Abstraction is especially difficult for Chinese painters since the whole art education in China is focused on figurative representation. That’s why many contemporary Chinese artists don’t even try to break away from it. Those who do try usually stop short at the level of “deconstructing” the figure – by using frantic brushstrokes to break apart surface continuity. But behind it the classical composition of the figure in terms of contour, volume and mass still remains discernible.

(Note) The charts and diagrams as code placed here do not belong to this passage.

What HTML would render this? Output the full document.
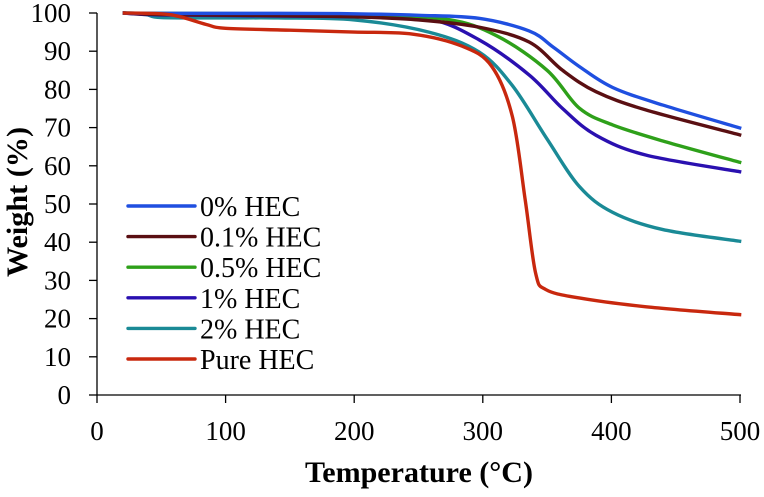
<!DOCTYPE html>
<html><head><meta charset="utf-8"><style>
body{margin:0;background:#fff}
svg text{font-family:"Liberation Serif",serif}
</style></head><body>
<svg id="chart" width="764" height="492" viewBox="0 0 764 492" xmlns="http://www.w3.org/2000/svg">
<g id="axes"></g><g id="series"></g><g id="legend"></g>
<text x="419" y="482" text-anchor="middle" font-size="30" font-weight="bold" textLength="228" lengthAdjust="spacingAndGlyphs">Temperature (°C)</text>
<text transform="translate(27,202) rotate(-90)" text-anchor="middle" font-size="30" font-weight="bold" textLength="150" lengthAdjust="spacingAndGlyphs">Weight (%)</text>
</svg>
<script>
const xTicks=[0,100,200,300,400,500];
const yTicks=[0,10,20,30,40,50,60,70,80,90,100];
const seriesNames=["0% HEC","0.1% HEC","0.5% HEC","1% HEC","2% HEC","Pure HEC"];
const seriesColors=["#1f4fe0","#5a0f12","#2ea01a","#2a10b0","#1a8a96","#c8280e"];
const tempsBlue=[20,50,141,200,250,297,336,355,375,401,440,501];
const wBlue=[100,99.9,99.9,99.8,99.4,98.6,95.3,91,86,80.5,75.9,69.8];
const tempsMaroon=[20,50,141,200,250,297,336,362,388,427,501];
const wMaroon=[100,99.6,99.3,99,98.2,96.3,92.4,85,79.4,74.6,68];
const tempsGreen=[20,50,141,200,271,311,350,375,401,440,501];
const wGreen=[100,99.9,99.8,99.6,98.4,94,85,75.1,70.7,66.5,60.8];
const tempsDkBlue=[20,50,141,200,258,297,336,362,388,427,501];
const wDkBlue=[100,99.5,99.2,99,98.4,93,83.8,75,68,62.8,58.4];
const tempsTeal=[20,38,50,100,141,200,258,297,323,350,375,401,440,501];
const wTeal=[100,99.6,98.8,98.7,98.7,98.2,95,89.8,81,67,54.6,47.8,43.3,40.2];
const tempsRed=[20,50,65,85,100,150,200,245,284,307,323,333,341,349,375,427,501];
const wRed=[100,99.8,99,97,96,95.5,95,94.5,91.3,86,72.9,51,32,27.6,25.4,23.1,21];
const allTemps=[tempsBlue,tempsMaroon,tempsGreen,tempsDkBlue,tempsTeal,tempsRed];
const allW=[wBlue,wMaroon,wGreen,wDkBlue,wTeal,wRed];
const X=t=>97+t*(643/500), Y=w=>395-w*3.82;
const NS="http://www.w3.org/2000/svg";
function mk(tag,attrs,parent){const e=document.createElementNS(NS,tag);for(const k in attrs)e.setAttribute(k,attrs[k]);parent.appendChild(e);return e;}
const axes=document.getElementById('axes');
let a=mk('line',{x1:97,y1:13,x2:97,y2:395,stroke:'#000','stroke-width':1.3},axes);


a=mk('line',{x1:97,y1:395,x2:741,y2:395,stroke:'#000','stroke-width':1.3},axes);


yTicks.forEach(v=>{
 const l=mk('line',{x1:89,y1:Y(v),x2:97,y2:Y(v),stroke:'#000','stroke-width':1.3},axes);
 
 
 const t=mk('text',{x:71,y:Y(v)+9,'text-anchor':'end','font-size':27},axes);t.textContent=v;
 
 
});
xTicks.forEach(v=>{
 const l=mk('line',{x1:X(v),y1:395,x2:X(v),y2:403,stroke:'#000','stroke-width':1.3},axes);
 
 
 const t=mk('text',{x:X(v),y:440,'text-anchor':'middle','font-size':27},axes);t.textContent=v;
 
 
});
function smooth(pts){let d=`M${pts[0][0]},${pts[0][1]}`;for(let i=0;i<pts.length-1;i++){const p0=pts[i-1]||pts[i],p1=pts[i],p2=pts[i+1],p3=pts[i+2]||p2;
 d+=` C${p1[0]+(p2[0]-p0[0])/6},${p1[1]+(p2[1]-p0[1])/6} ${p2[0]-(p3[0]-p1[0])/6},${p2[1]-(p3[1]-p1[1])/6} ${p2[0]},${p2[1]}`;}return d;}
const sg=document.getElementById('series'),lg=document.getElementById('legend');
[4,3,2,1,0,5].forEach(i=>{
 const pts=allTemps[i].map((t,j)=>[X(t),Y(allW[i][j])]);
 const p=mk('path',{d:smooth(pts),fill:'none',stroke:seriesColors[i],'stroke-width':3.4,'stroke-linejoin':'round'},sg);
 
 
});
seriesNames.forEach((n,i)=>{
 const y=206+i*30.6;
 const l=mk('line',{x1:128,y1:y,x2:195,y2:y,stroke:seriesColors[i],'stroke-width':3.4,'stroke-linecap':'round'},lg);
 
 
 const t=mk('text',{x:200,y:y+10,'font-size':28},lg);t.textContent=n;
 
 
});
</script>
</body></html>
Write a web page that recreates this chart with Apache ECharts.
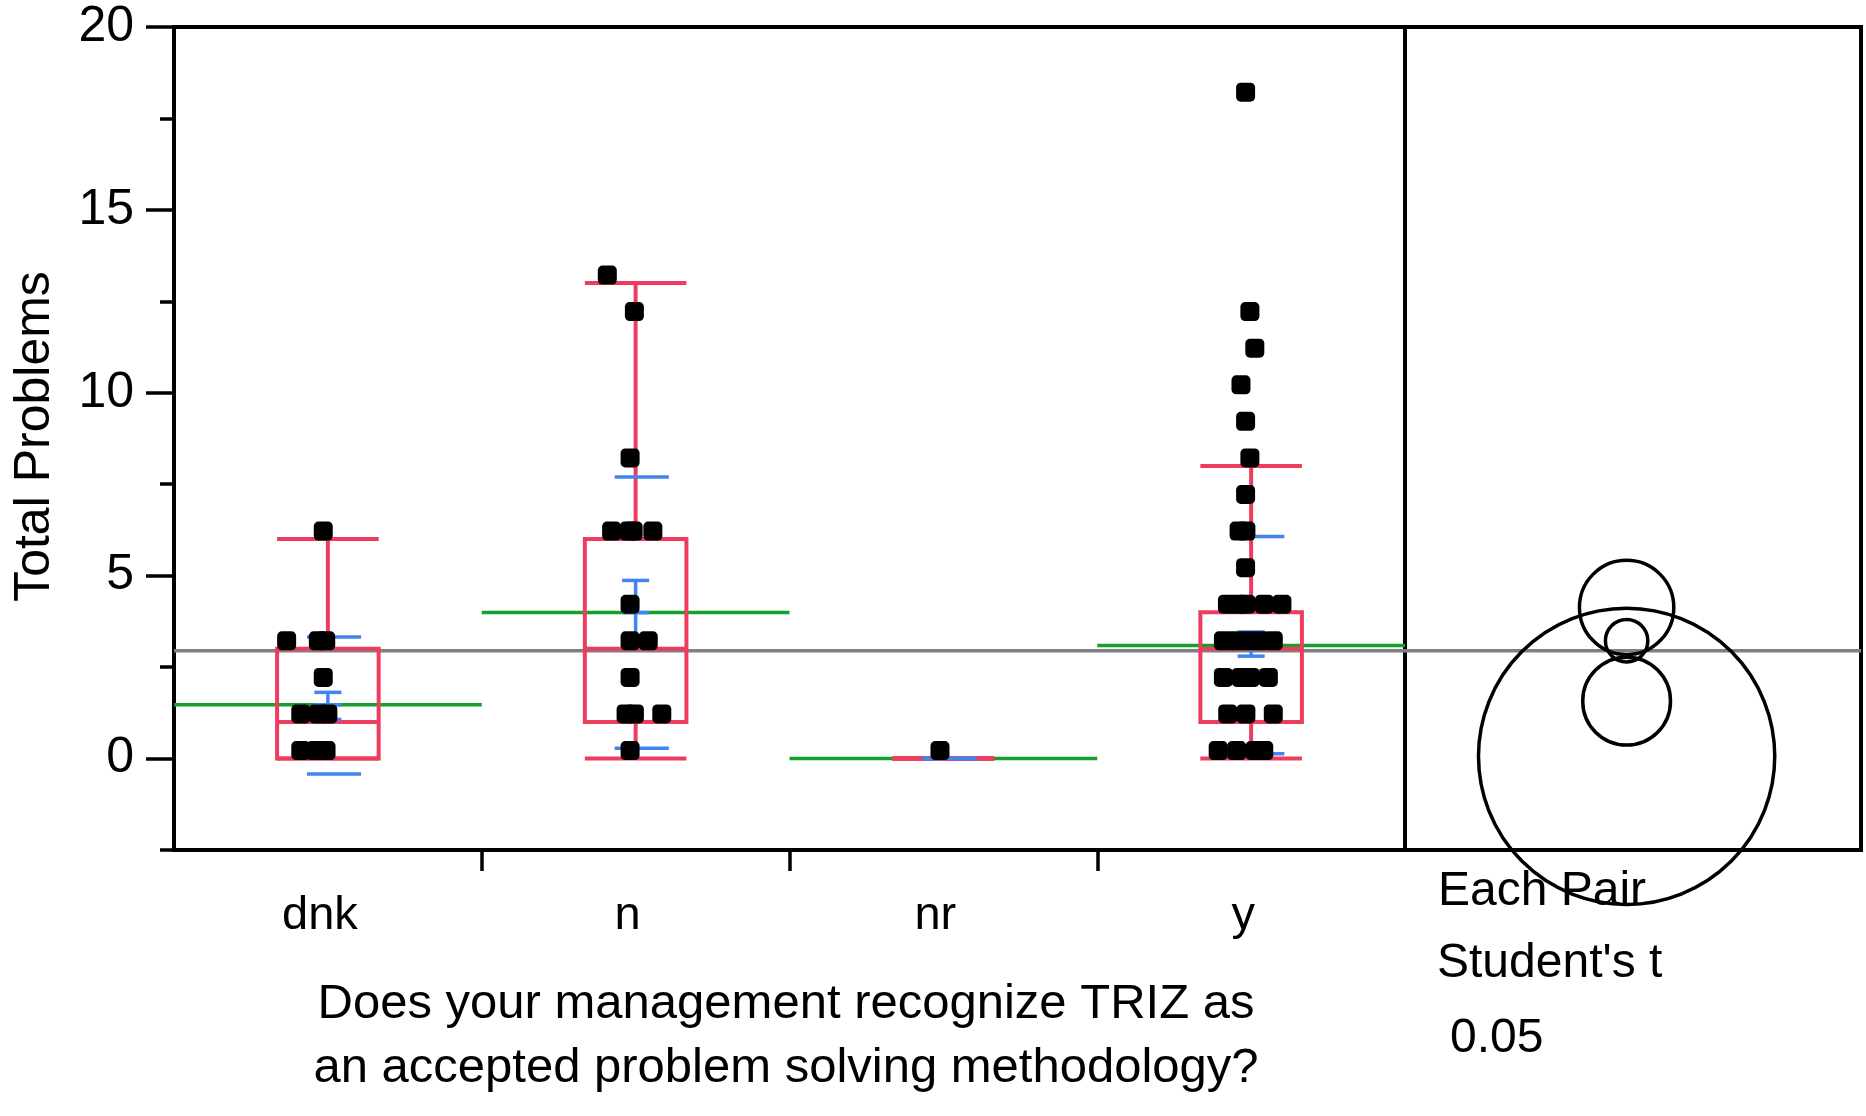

At first sight Li Yan is a thoroughly figurative painter and his subject matter remains quite constant: people in conflict situations – be they “terrorists”, prisoners, victims or combatants. And what may make him appear even more “realistic” is the fact that he indeed paints from real photos, photos culled from newspaper and television. However, the resulting paintings are not so much about the events themselves than about our perception of them through the media. This in turn is characterized by a paradoxical tension between zoomed-in focus and the actual sense of distance – although we are bombarded with these news stories and images each day, their characters remain in actual fact distant, alien and intangible to us. Li Yan expresses this tension by literally thrusting the figures into the immediate foreground, while at the same time obscuring their features to irrecognisability. The cluster of short, fleeting brushstrokes vividly evokes the sense of quivering shadowiness. (figure 1) You receive the feeling that these people have only just crystallized into sight and may at any time dissolve back into invisibility. (figure 2)

15 figure 1 15 figure 2

And it is in the integration of the whole canvas, of figure and space, that Li Yan reveals his thoroughly abstract thinking. In Li Yan’s paintings figures and their setting are not conceived as separate entities; instead they are weaved together into a complex network of geometric and color relations. Lines, shapes, color patches of human figures, objects and surroundings freely join, intersect, repeat or contrast with each other, resulting in distortions of “realistic correctness” but intensification of the drama. See the splash of short brushstrokes that spills over the camouflaged soldiers onto the bus (figure 3); or how inseparable the wounded patient and the operation bed have become through the interconnecting lines and planes (figure 4). All this proves to me that Li Yan conceives his paintings holistically, and applies his brushstrokes primarily as a means of animating and directing the vision. In addition, he paints with great economy, only so much as is necessary to express the essence of the drama, which photography can’t capture due to the superfluity of details. See the white body/corpse lying on the floor, whose shatteredness is rendered by the crisscross of merely a few strokes (figure 3). Or look at the cramped mass of Georgian refugees on top of the wagon, their jostling, frenetic confusion expressed purely by the swirling mosaic of short brush marks. (figure 4)

5 figure 3 1figure 4
1 figure 5 2 figure 6

It is possible to suspend figurative recognition for a moment and look at Li Yan’s paintings as a pure rhythmic flow of brushstrokes: accelerating and decelerating, twisting and turning, concentrating and diverging. Before identifying any “form”, you have already grasped the “spirit” of the story. For me this is great realism and great abstraction in one.